9 de dez. de 2012

para uma relação encarnada


“Não pode haver ausência de boca nas palavras: nenhuma fique desamparada do ser que a revelou.”
- Manoel de Barros

Não aceite sentimento algum (seu ou do outro) que não seja uma sensação corporal. Desconfie de visões espirituais que não surjam acompanhadas de percepções sensoriais. Ignore pensamentos que não impliquem em posturas e posições do corpo. Abandone conversas em que ninguém esteja dançando. Evite compensações e substituições para seus desejos amorosos – seu impulso de invadi-la, desrespeitá-la, penetrá-la de todos os modos; sua vontade de ser perscrutada, rendida, atravessada.

Por meio de práticas corporais (ioga, tai chi, kung fu, esportes, meditação, artes), aprofunde sua relação com o corpo. Sinta não apenas seu corpo, mas a corporeidade dos outros. Toque o corpo do mundo. Aprenda novos movimentos, gestos, olhares. Jeitos de pegar e conduzir; modos de se soltar e se entregar. Experimente segurar um pouco mais forte. Entorte, desentorte, se demore mais.

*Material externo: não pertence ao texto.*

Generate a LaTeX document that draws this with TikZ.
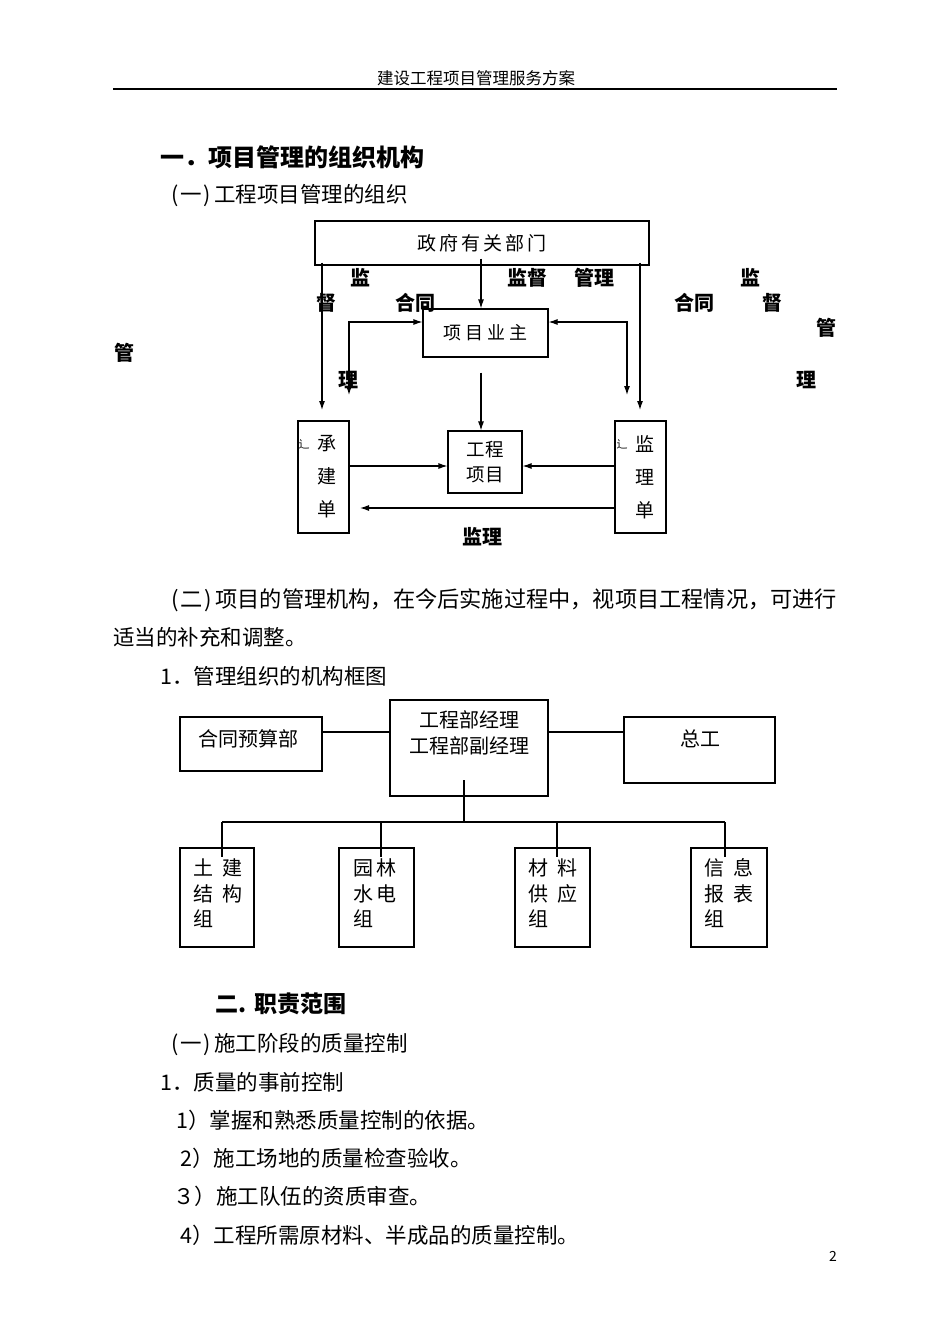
\documentclass[tikz,border=0pt]{standalone}
\usepackage{fontspec}
\setmainfont{Noto Sans CJK SC}
\setsansfont{Noto Sans CJK SC}
\usetikzlibrary{arrows.meta,calc}
\begin{document}
\begin{tikzpicture}[x=1pt,y=-1pt,
  box/.style={draw,line width=1.1pt,inner sep=0pt},
  ln/.style={line width=1.1pt},
  arr/.style={ln,-{Latex[length=9pt,width=6pt]}},
  darr/.style={ln,{Latex[length=9pt,width=6pt]}-{Latex[length=9pt,width=6pt]}},
  body/.style={anchor=west,inner sep=0pt,font=\fontsize{21.5}{21.5}\selectfont},
  head/.style={anchor=west,inner sep=0pt,font=\fontsize{23}{23}\selectfont\bfseries},
  lab/.style={inner sep=0pt,font=\fontsize{20}{20}\selectfont\bfseries},
  vtxt/.style={inner sep=0pt,align=center,font=\fontsize{19}{33}\selectfont},
  gtxt/.style={inner sep=0pt,align=left,anchor=west,font=\fontsize{20}{25.5}\selectfont}
]
\fill[white] (0,0) rectangle (950,1344);
\useasboundingbox (0,0) rectangle (950,1344);

% page header
\node[inner sep=0pt,font=\fontsize{16.5}{16.5}\selectfont] (hdr) at (476,78) {建设工程项目管理服务方案};
\coordinate (hl) at (113,89);
\coordinate (hr) at (837,89);
\draw[line width=1.5pt] (hl) -- (hr);

% headings
\node[head,font=\fontsize{24}{24}\selectfont\bfseries] (t1) at (160,157) {一．项目管理的组织机构};
\node[body] (s1) at (171,196) {(\kern2pt 一\kern2pt)\kern3pt 工程项目管理的组织};

% ===== diagram 1 =====
\node[box,minimum width=334pt,minimum height=44pt,font=\fontsize{19}{19}\selectfont] (gov) at (482,243) {政\kern3pt 府\kern3pt 有\kern3pt 关\kern3pt 部\kern3pt 门};
\node[box,minimum width=125pt,minimum height=48pt,font=\fontsize{18}{18}\selectfont] (owner) at (485.5,333) {项\kern4pt 目\kern4pt 业\kern4pt 主};
\node[box,minimum width=74pt,minimum height=62pt,align=center,font=\fontsize{18.5}{25}\selectfont] (proj) at (485,462) {工程\\项目};
\node[box,minimum width=51pt,minimum height=112pt] (cb) at (323.5,477) {};
\node[box,minimum width=51pt,minimum height=112pt] (jl) at (640.5,477) {};
\node[vtxt] (cbt) at (327,477) {承\\建\\单};
\node[vtxt] (jlt) at (645,477) {监\\理\\单};
\node[inner sep=0pt,font=\fontsize{11}{11}\selectfont] (cbf) at (304,444) {辶};
\node[inner sep=0pt,font=\fontsize{11}{11}\selectfont] (jlf) at (622,444) {辶};

\coordinate (gle) at (322,410);
\coordinate (gre) at (640,410);
\coordinate (cbl) at (349,395);
\coordinate (jlr) at (627,395);
\coordinate (m1) at (0,466);
\coordinate (m2) at (360,508);

\draw[arr] ([yshift=3pt]gov.south -| gle) -- (gle);
\draw[arr] ([yshift=3pt]gov.south -| gre) -- (gre);
\draw[arr] ([yshift=7pt]gov.south -| 481,0) -- (owner.north -| 481,0);
\draw[darr] ([yshift=11pt]owner.west) -| (cbl);
\draw[darr] ([yshift=11pt]owner.east) -| (jlr);
\draw[arr] ([yshift=-15pt]owner.south -| 481,0) -- (proj.north -| 481,0);
\draw[arr] (cb.east |- m1) -- (proj.west |- m1);
\draw[arr] (jl.west |- m1) -- (proj.east |- m1);
\draw[arr] (jl.west |- m2) -- (m2);

% labels of diagram 1
\node[lab] (l1) at (360,278) {监};
\node[lab] (l2) at (527,278) {监督};
\node[lab] (l3) at (594,278) {管理};
\node[lab] (l4) at (750,278) {监};
\node[lab] (l5) at (326,303) {督};
\node[lab] (l6) at (415,303) {合同};
\node[lab] (l7) at (694,303) {合同};
\node[lab] (l8) at (772,303) {督};
\node[lab] (l9) at (826,328) {管};
\node[lab] (l10) at (124,353) {管};
\node[lab] (l11) at (348,380) {理};
\node[lab] (l12) at (806,380) {理};
\node[lab] (l13) at (482,537) {监理};

% paragraph
\node[body,font=\fontsize{22.2}{22.2}\selectfont] (p1) at (171,600) {(\kern2pt 二\kern2pt)\kern3pt 项目的管理机构，在今后实施过程中，视项目工程情况，可进行};
\node[body] (p2) at (113,637) {适当的补充和调整。};
\node[body] (p3) at (160,676) {1．管理组织的机构框图};

% ===== diagram 2 =====
\node[box,minimum width=142pt,minimum height=54pt] (ht) at (251,744) {};
\node[box,minimum width=158pt,minimum height=96pt] (mgr) at (469,748) {};
\node[box,minimum width=151pt,minimum height=66pt] (zg) at (699.5,750) {};
\node[inner sep=0pt,font=\fontsize{20}{20}\selectfont] (htt) at (248,739) {合同预算部};
\node[inner sep=0pt,align=center,font=\fontsize{20}{26}\selectfont] (mgrt) at (469,733) {工程部经理\\工程部副经理};
\node[inner sep=0pt,font=\fontsize{20}{20}\selectfont] (zgt) at (700,739) {总工};

\node[box,minimum width=74pt,minimum height=99pt] (b1) at (217,897.5) {};
\node[box,minimum width=75pt,minimum height=99pt] (b2) at (376.5,897.5) {};
\node[box,minimum width=75pt,minimum height=99pt] (b3) at (552.5,897.5) {};
\node[box,minimum width=76pt,minimum height=99pt] (b4) at (729,897.5) {};
\node[gtxt] (b1t) at (193,893.5) {土\hspace{9pt}建\\结\hspace{9pt}构\\组};
\node[gtxt] (b2t) at (353,893.5) {园\hspace{3pt}林\\水\hspace{3pt}电\\组};
\node[gtxt] (b3t) at (528,893.5) {材\hspace{9pt}料\\供\hspace{9pt}应\\组};
\node[gtxt] (b4t) at (704,893.5) {信\hspace{9pt}息\\报\hspace{9pt}表\\组};

\coordinate (y732) at (0,732);
\coordinate (vt) at (464,780);
\coordinate (bus) at (464,822);
\coordinate (busl) at (222,822);
\coordinate (busr) at (725,822);
\draw[ln] (ht.east |- y732) -- (mgr.west |- y732);
\draw[ln] (mgr.east |- y732) -- (zg.west |- y732);
\draw[ln] (vt) -- (bus);
\draw[ln] (busl) -- (busr);
\draw[ln] (busl) -- ([yshift=-10pt]b1.north -| busl);
\draw[ln] (381,822) -- ([yshift=-10pt]b2.north -| 381,0);
\draw[ln] (557,822) -- ([yshift=-10pt]b3.north -| 557,0);
\draw[ln] (busr) -- ([yshift=-10pt]b4.north -| busr);

% section 2
\node[head] (t2) at (215,1004) {二.\hspace{8pt}职责范围};
\node[body] (s2) at (171,1044) {(\kern2pt 一\kern2pt)\kern3pt 施工阶段的质量控制};
\node[body] (s3) at (160,1082) {1．质量的事前控制};
\node[body] (i1) at (176,1120) {1）掌握和熟悉质量控制的依据。};
\node[body] (i2) at (180,1158) {2）施工场地的质量检查验收。};
\node[body] (i3) at (173,1196) {３）施工队伍的资质审查。};
\node[body] (i4) at (180,1235) {4）工程所需原材料、半成品的质量控制。};

\node[inner sep=0pt,font=\rmfamily\fontsize{14}{14}\selectfont] (pg) at (833,1256) {2};
\end{tikzpicture}
\end{document}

Use seus dedos para dançar com a mão dela. Esfregue seus pés nele. Faça massagem de perna com perna, braço no braço. Delicie-se com o colo, aquele universo imenso que existe entre o pescoço e os seios dela.

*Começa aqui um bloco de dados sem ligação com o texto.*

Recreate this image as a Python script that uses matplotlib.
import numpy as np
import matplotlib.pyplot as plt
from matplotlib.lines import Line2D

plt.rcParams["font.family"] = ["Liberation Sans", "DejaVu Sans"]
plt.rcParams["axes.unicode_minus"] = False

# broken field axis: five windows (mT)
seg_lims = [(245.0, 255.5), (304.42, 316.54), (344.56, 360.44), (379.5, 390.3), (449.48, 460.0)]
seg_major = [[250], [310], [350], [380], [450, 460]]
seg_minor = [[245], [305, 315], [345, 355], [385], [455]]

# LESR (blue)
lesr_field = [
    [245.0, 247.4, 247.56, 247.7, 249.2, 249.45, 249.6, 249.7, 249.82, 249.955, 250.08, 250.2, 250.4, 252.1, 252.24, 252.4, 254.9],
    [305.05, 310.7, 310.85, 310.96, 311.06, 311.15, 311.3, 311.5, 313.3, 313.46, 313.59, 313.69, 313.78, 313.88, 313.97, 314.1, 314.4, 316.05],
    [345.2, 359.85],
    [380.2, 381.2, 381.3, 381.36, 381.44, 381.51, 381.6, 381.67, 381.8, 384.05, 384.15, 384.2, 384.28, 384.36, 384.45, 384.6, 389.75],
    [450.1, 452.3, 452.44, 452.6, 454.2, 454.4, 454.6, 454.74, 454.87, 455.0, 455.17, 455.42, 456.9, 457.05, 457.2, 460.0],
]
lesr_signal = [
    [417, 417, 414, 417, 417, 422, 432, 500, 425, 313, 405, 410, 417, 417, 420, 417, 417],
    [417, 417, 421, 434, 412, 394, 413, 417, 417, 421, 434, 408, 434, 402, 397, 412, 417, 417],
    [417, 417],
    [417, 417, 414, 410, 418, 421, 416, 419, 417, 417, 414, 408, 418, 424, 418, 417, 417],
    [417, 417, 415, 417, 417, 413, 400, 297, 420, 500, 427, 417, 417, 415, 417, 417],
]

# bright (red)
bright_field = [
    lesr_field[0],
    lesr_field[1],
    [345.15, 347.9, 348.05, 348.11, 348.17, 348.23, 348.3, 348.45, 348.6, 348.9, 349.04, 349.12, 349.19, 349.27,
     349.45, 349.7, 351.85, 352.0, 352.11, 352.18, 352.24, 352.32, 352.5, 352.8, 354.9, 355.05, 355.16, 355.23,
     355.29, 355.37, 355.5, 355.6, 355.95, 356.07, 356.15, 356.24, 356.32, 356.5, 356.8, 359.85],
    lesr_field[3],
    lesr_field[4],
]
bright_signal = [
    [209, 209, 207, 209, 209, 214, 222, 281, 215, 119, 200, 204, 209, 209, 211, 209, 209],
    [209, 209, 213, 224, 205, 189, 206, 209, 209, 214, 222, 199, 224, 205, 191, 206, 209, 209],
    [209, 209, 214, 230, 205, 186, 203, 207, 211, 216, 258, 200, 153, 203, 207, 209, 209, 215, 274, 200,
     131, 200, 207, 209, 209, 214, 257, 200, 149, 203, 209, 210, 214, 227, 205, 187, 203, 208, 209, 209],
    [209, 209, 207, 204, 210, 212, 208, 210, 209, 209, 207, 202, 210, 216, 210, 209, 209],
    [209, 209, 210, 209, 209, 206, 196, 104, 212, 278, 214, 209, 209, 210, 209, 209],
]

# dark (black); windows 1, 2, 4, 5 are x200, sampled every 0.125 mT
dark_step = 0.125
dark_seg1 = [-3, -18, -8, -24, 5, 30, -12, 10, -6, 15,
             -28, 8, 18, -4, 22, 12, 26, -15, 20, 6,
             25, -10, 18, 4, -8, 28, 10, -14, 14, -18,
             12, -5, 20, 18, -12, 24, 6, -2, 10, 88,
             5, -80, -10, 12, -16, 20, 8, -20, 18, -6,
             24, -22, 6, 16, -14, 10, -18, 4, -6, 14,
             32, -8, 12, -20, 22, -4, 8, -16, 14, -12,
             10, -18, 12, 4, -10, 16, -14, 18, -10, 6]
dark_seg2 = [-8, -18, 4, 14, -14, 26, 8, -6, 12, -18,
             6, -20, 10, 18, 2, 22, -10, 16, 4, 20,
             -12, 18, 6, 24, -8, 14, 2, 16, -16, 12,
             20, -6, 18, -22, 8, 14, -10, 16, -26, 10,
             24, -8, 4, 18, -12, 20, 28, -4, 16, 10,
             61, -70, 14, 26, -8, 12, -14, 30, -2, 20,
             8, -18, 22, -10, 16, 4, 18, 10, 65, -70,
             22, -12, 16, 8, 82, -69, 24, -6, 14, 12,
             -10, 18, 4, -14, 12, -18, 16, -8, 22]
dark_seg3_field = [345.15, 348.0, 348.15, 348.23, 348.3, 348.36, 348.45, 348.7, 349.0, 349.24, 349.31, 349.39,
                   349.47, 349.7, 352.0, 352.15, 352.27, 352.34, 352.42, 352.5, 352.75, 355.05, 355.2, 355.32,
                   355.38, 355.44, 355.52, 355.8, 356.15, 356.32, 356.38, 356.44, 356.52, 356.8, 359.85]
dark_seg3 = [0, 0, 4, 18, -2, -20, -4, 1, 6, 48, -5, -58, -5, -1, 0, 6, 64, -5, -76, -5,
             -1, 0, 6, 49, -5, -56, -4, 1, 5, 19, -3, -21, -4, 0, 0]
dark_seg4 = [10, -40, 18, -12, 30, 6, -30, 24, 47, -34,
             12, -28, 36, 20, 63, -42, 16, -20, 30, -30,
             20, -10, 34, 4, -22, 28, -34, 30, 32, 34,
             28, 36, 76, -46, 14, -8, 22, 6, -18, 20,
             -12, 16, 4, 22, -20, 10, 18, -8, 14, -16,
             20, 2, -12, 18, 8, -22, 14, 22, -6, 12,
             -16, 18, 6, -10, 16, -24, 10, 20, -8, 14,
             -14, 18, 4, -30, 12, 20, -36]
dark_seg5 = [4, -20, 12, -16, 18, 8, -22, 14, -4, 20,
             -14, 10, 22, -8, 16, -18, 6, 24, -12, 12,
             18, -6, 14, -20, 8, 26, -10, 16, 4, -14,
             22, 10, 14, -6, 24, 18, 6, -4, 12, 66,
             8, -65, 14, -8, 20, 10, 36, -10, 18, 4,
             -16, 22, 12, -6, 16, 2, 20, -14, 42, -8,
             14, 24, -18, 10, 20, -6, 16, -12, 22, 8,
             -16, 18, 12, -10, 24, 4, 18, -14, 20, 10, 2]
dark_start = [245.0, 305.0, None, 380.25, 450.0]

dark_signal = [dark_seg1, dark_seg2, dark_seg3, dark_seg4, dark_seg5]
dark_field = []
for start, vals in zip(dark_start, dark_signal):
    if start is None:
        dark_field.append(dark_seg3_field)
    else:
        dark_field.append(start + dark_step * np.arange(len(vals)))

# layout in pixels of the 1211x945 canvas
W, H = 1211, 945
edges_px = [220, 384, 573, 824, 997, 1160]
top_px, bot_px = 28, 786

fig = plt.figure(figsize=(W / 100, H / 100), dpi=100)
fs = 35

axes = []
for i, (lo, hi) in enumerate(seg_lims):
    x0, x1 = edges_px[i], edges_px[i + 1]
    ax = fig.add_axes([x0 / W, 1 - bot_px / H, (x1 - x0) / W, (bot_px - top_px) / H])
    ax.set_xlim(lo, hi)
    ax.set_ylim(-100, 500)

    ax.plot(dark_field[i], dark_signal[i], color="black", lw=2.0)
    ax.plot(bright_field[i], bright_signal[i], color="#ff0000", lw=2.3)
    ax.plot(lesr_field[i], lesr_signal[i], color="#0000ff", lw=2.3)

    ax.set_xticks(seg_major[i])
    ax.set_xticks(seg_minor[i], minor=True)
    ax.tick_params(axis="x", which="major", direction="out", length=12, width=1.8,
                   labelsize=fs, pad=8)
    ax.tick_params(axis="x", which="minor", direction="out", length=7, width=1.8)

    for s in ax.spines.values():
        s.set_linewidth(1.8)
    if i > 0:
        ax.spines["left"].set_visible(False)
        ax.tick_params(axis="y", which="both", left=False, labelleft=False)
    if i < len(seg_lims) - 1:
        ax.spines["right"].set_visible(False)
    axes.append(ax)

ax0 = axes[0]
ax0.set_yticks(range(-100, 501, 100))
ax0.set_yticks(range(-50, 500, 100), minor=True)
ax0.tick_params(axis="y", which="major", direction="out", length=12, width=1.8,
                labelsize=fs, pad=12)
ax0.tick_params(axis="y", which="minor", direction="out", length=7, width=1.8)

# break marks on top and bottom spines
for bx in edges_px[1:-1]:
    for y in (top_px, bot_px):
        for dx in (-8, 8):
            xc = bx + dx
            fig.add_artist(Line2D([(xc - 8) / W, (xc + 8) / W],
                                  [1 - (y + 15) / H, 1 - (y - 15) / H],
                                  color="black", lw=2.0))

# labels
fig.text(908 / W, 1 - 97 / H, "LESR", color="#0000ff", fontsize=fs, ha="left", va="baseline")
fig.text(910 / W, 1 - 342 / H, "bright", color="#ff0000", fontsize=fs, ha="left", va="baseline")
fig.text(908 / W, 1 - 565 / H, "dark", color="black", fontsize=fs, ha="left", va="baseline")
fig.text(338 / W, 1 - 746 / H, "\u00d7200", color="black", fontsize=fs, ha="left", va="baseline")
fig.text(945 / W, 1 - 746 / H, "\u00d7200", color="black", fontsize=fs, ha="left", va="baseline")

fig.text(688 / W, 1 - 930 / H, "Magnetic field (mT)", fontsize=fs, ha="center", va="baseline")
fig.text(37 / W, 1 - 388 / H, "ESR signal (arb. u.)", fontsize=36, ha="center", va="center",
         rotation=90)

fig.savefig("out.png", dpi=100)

Use todas as emoções negativas como meios hábeis para abrir e amar o outro. Se ela o deixou nervoso por não ter conversado com seus amigos bêbados e fumantes, não discuta, não apele para a mente. Respire sua raiva e deixe que ela mova seu corpo em direção ao dela. Pressione o peito dela contra o seu, mostre que você a ama, que ela pode se soltar nas mais desconfortáveis situações porque você está ali, presente, com ela. Leve para cama sua decepção com o mundo, seu fracasso. Engula e transforme seu dia inteiro na fúria mansa que vai entrar no corpo dela. Use sua vida para amplificar o amor que você esfregará naquelas curvas.

Se ele se distraiu, errou e decepcionou você e sua família, não inicie uma luta de argumentos, não use a mente. Coloque sua raiva nas mãos e bata nele. Dê um tapa na cara, tire-o dessa sonolência, libere seu torpor. Use seu corpo para ativar o corpo dele. Deixe-o vivo. Esfregue-se até que ele abra os olhos, peça desculpas e saiba o que fazer, até que ele retome seu direcionamento. Vá para a cama com suas dúvidas e contrações. Deixe que ele a veja assim, cheia de você mesmo, e sinta uma vontade irresistível de percorrê-la inteira.

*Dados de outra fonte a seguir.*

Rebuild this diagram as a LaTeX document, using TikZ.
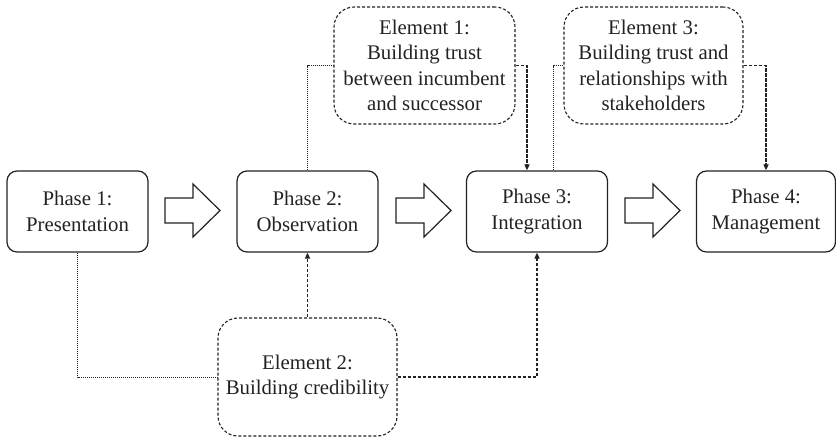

Uma história de amor talvez seja a tentativa – sempre fracassada – de viver com o corpo aquilo que certa vez fantasiou a alma. Mas não precisa ser assim. Aquilo que o próprio corpo fantasia parece bem mais rico. E possível.

O que não sei lhe fazer com o corpo, guardo em minha mente. O que não sei tocar, lamber ou deslizar, penso. Com isso, ora vou disparar bla-bla-blás românticos, ora vou brigar em argumentos infindáveis. Mas e se eu conseguir falar com os lábios? E se lhe pedir para me escutar apenas com sua boca?